I know many people don’t really believe this. If they did we would not see many of the things we see today and in our history. Some might give lip service to it, but they don’t incorporate it into everyday life. I don’t either, not all the time.

It is my belief that we are all in the process of awakening and that we are all at different levels in our own personal journey. We take steps forward and fall back. Cloud Atlas shows this process of living. It is not as complex as it could be–as life really is–but still makes the viewer work. It acknowledges the intelligence in the viewer and touches on a layer of reality that we don’t often see in movie theaters.

I will be seeing this movie many more times. I have not made all the connections in it and I believe have only scratched the surface of what it offers. However one of the memorable scenes for me is when one of Tom Hanks’ characters is climbing a rock with Halle Barry’s character. She slips, he catches the rope and saves her. The devil is whispering in his ear to drop her. We see the moment of his choice–to pull her up or drop her. That moment of choice is something we go through everyday, and whether you believe in the devil or peer pressure or any other kind of outside influence, something is always whispering in our ear. We have to choose.

There are things in the movie that I don’t believe are Truth. That doesn’t matter. We discern Truth from many places in our lives. As we move forward into what comes next parts of this film might help some to take their next step in Awakening, myself included.

October 27, 2012

Container for Negativity

It sucks to be a container for negativity. The real suck of it is you often don’t realize that’s what you’re becoming–you have to have someone else tell you. And then you look back and realize that yeah, that’s exactly what’s been happening.

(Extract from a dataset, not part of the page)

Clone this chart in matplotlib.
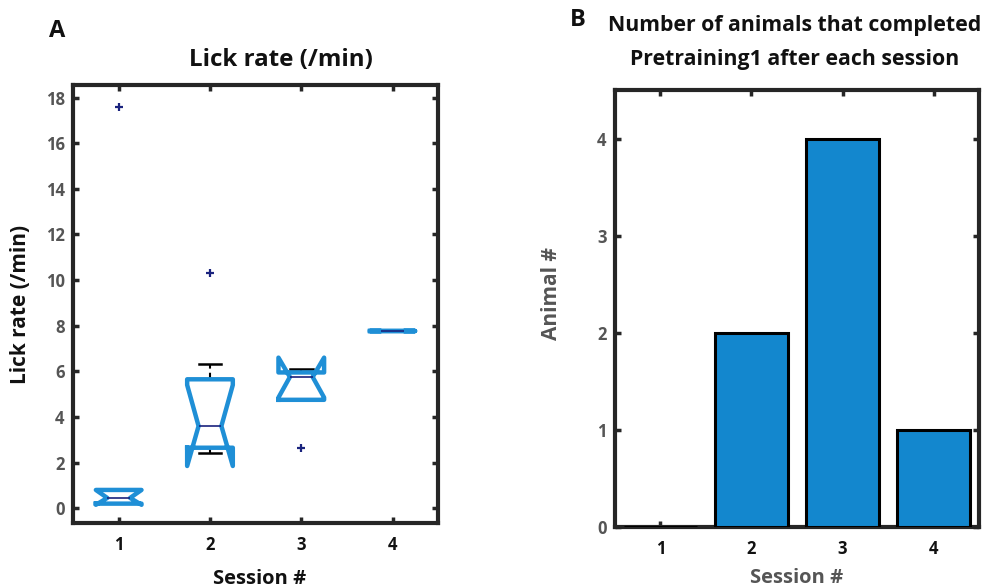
import matplotlib
matplotlib.use("Agg")
import matplotlib.pyplot as plt

plt.rcParams['font.family'] = ['Open Sans', 'DejaVu Sans']
plt.rcParams['font.weight'] = 'bold'

# Panel A: lick-rate summary statistics per session
sessions = [1, 2, 3, 4]
q1 = [0.20, 2.65, 4.75, 7.75]
q3 = [0.80, 5.65, 5.95, 7.75]
medians = [0.45, 3.60, 5.75, 7.75]
notch_lo = [0.15, 1.85, 4.85, 7.75]
notch_hi = [0.80, 5.40, 6.60, 7.75]
whisker_lo = [0.22, 2.40, 4.75, 7.75]
whisker_hi = [0.78, 6.30, 6.10, 7.75]
outliers = [[17.6], [10.3], [2.65], []]

# Panel B: animals completing Pretraining1 after each session
animals_completed = [0, 2, 4, 1]

y_ticks_a = [0, 2, 4, 6, 8, 10, 12, 14, 16, 18]
y_ticks_b = [0, 1, 2, 3, 4]

SPINE = '#262626'
GRAY = '#555555'
BOX_BLUE = '#1f8fd6'
BAR_BLUE = '#1387ce'
NAVY = '#1a237e'
TEXT = '#111111'

fig = plt.figure(figsize=(9.87, 5.88), dpi=100)
ax_a = fig.add_axes([0.074, 0.1105, 0.370, 0.745])
ax_b = fig.add_axes([0.623, 0.1037, 0.369, 0.743])


def style_axes(ax):
    for sp in ax.spines.values():
        sp.set_linewidth(3.0)
        sp.set_color(SPINE)
        sp.set_zorder(2.5)
    ax.tick_params(direction='in', length=4, width=2.5, color=SPINE,
                   top=True, right=True, labelsize=12)
    ax.tick_params(axis='y', labelcolor=GRAY, pad=6)
    ax.tick_params(axis='x', labelcolor=TEXT, pad=9)
    for lab in ax.get_xticklabels() + ax.get_yticklabels():
        lab.set_fontweight('bold')


# ---- Panel A: notched box plots ----
stats = []
for i in range(len(sessions)):
    stats.append(dict(med=medians[i], q1=q1[i], q3=q3[i],
                      cilo=notch_lo[i], cihi=notch_hi[i],
                      whislo=whisker_lo[i], whishi=whisker_hi[i],
                      fliers=outliers[i], label=str(sessions[i])))

ax_a.bxp(stats, positions=sessions, widths=0.5, shownotches=True, showfliers=True,
         boxprops=dict(color=BOX_BLUE, linewidth=3.2, zorder=3),
         medianprops=dict(color=NAVY, linewidth=1.2, zorder=4),
         whiskerprops=dict(color='black', linewidth=1.5, linestyle=(0, (3, 2)), zorder=2),
         capprops=dict(color='black', linewidth=1.8, zorder=2),
         flierprops=dict(marker='+', markeredgecolor=NAVY, markersize=6,
                         markeredgewidth=1.6, linestyle='none'))

ax_a.set_xlim(0.5, 4.5)
ax_a.set_ylim(-0.65, 18.55)
ax_a.set_yticks(y_ticks_a)
ax_a.set_xticks(sessions)
ax_a.set_xticklabels([str(s) for s in sessions])
style_axes(ax_a)
ax_a.set_ylabel('Lick rate (/min)', fontsize=15, fontweight='bold', color=TEXT)
ax_a.yaxis.set_label_coords(-0.115, 0.5)
ax_a.set_xlabel('Session #', fontsize=14.5, fontweight='bold', color=TEXT)
ax_a.xaxis.set_label_coords(0.51, -0.105)

# ---- Panel B: bar chart ----
ax_b.bar(sessions, animals_completed, width=0.8, color=BAR_BLUE,
         edgecolor='black', linewidth=2.2, zorder=3)
ax_b.set_xlim(0.5, 4.5)
ax_b.set_ylim(0, 4.5)
ax_b.set_yticks(y_ticks_b)
ax_b.set_xticks(sessions)
ax_b.set_xticklabels([str(s) for s in sessions])
style_axes(ax_b)
ax_b.set_ylabel('Animal #', fontsize=15, fontweight='bold', color=GRAY)
ax_b.yaxis.set_label_coords(-0.145, 0.535)
ax_b.set_xlabel('Session #', fontsize=14.5, fontweight='bold', color=GRAY)
ax_b.xaxis.set_label_coords(0.50, -0.093)

# ---- Titles and panel letters ----
fig.text(281 / 987, 1 - 60 / 588, 'Lick rate (/min)', ha='center', va='center',
         fontsize=17.4, fontweight='bold', color=TEXT)
fig.text(795 / 987, 1 - 26 / 588, 'Number of animals that completed',
         ha='center', va='center', fontsize=15.3, fontweight='bold', color=TEXT)
fig.text(795 / 987, 1 - 59 / 588, 'Pretraining1 after each session',
         ha='center', va='center', fontsize=15.3, fontweight='bold', color=TEXT)
fig.text(57 / 987, 1 - 31 / 588, 'A', ha='center', va='center',
         fontsize=17, fontweight='bold', color=TEXT)
fig.text(578 / 987, 1 - 20 / 588, 'B', ha='center', va='center',
         fontsize=17, fontweight='bold', color=TEXT)

fig.savefig('out.png', dpi=100, facecolor='white')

What does it mean to be a container for negativity? For me it means that for some or many reasons I don’t want to let go of my negativity. I hold onto it like it’s necessary for me. Attempts to be positive feel like I’m just going through motions, like I’m caricaturing positive emotions and actions from other people.

I don’t know what the answer is. I know that all things change, and this is no different. I connect and ground and move forward. Negativity or positivity do not define me, they are just momentary characteristics going through the same flux and flow that everything in the universe is going through.